Ma l'opposizione sunnita non è scomparsa, è solamente diventata più cauta e più paziente. Scrivendo nel 1983, Gérard Michaud ha osservato: "Oggi sembra che la macchina repressiva sia riuscita a smantellare il movimento fondamentalista in Siria. Ma per quanto tempo? E a che prezzo?" In effetti, dopo quattro anni di calma, i fondamentalisti hanno cominciato ad attaccare di nuovo il governo all'inizio del 1986.
Conclusioni
I sunniti hanno una lunga lista di lamentele contro il governo degli alawiti. A loro non piace la dominazione da parte di gente considerata inferiore a livello sociale e religioso. Mal sopportano il socialismo che riduce la loro ricchezza, le offese all'Islam, gli attacchi contro l'Olp e ciò che percepiscono come una cooperazione con i maroniti e i sionisti. Essi vivono nel ricordo di Hama e di altri massacri.
Questa ostilità grava sulla leadership: anzi, l'opposizione sunnita resta il più grave e costante problema del regime di Assad. Essendo una piccola e discorde minoranza, gli alawiti sanno di non poter governare a tempo indeterminato contro la volontà di quasi il 70 per cento della popolazione [che è musulmana sunnita]. Inoltre, il tradizionale posto ricoperto dagli alawiti in seno alla società siriana e il modo in cui essi sono ascesi al potere nel corso di questo secolo potrebbero rendere effimera la loro egemonia. Che i musulmani sunniti vedano il dominio alawita come un'aberrazione, probabilmente inciderà sul futuro del potere politico in Siria non meno di qualcos'altro.

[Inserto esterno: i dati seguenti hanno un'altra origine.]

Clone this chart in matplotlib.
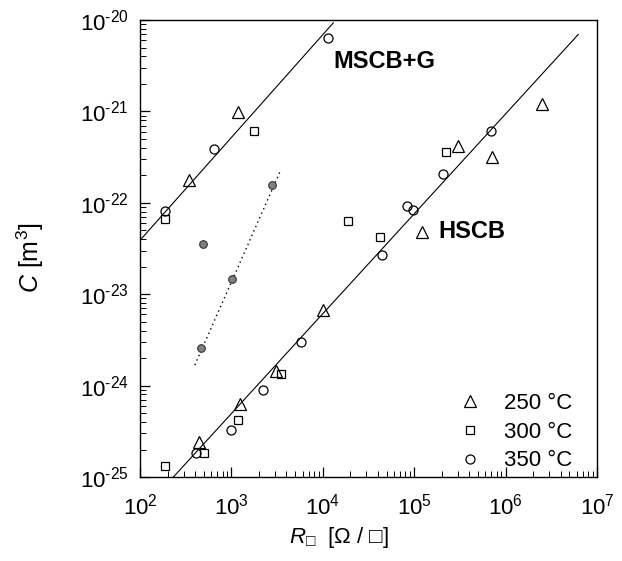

Qualora la classe dirigente fosse discordante al suo interno (…) la debolezza degli alawiti potrebbe fornire l'apertura necessaria ai sunniti per riaffermare il loro potere. La maggioranza della popolazione piena di risentimento sfrutterà appieno l'esitazione degli alawiti. Le ripercussioni saranno gravi, come ha osservato un analista: "A lungo andare, sarà molto pericoloso per gli alawiti. Se perderanno il controllo, ci sarà un bagno di sangue".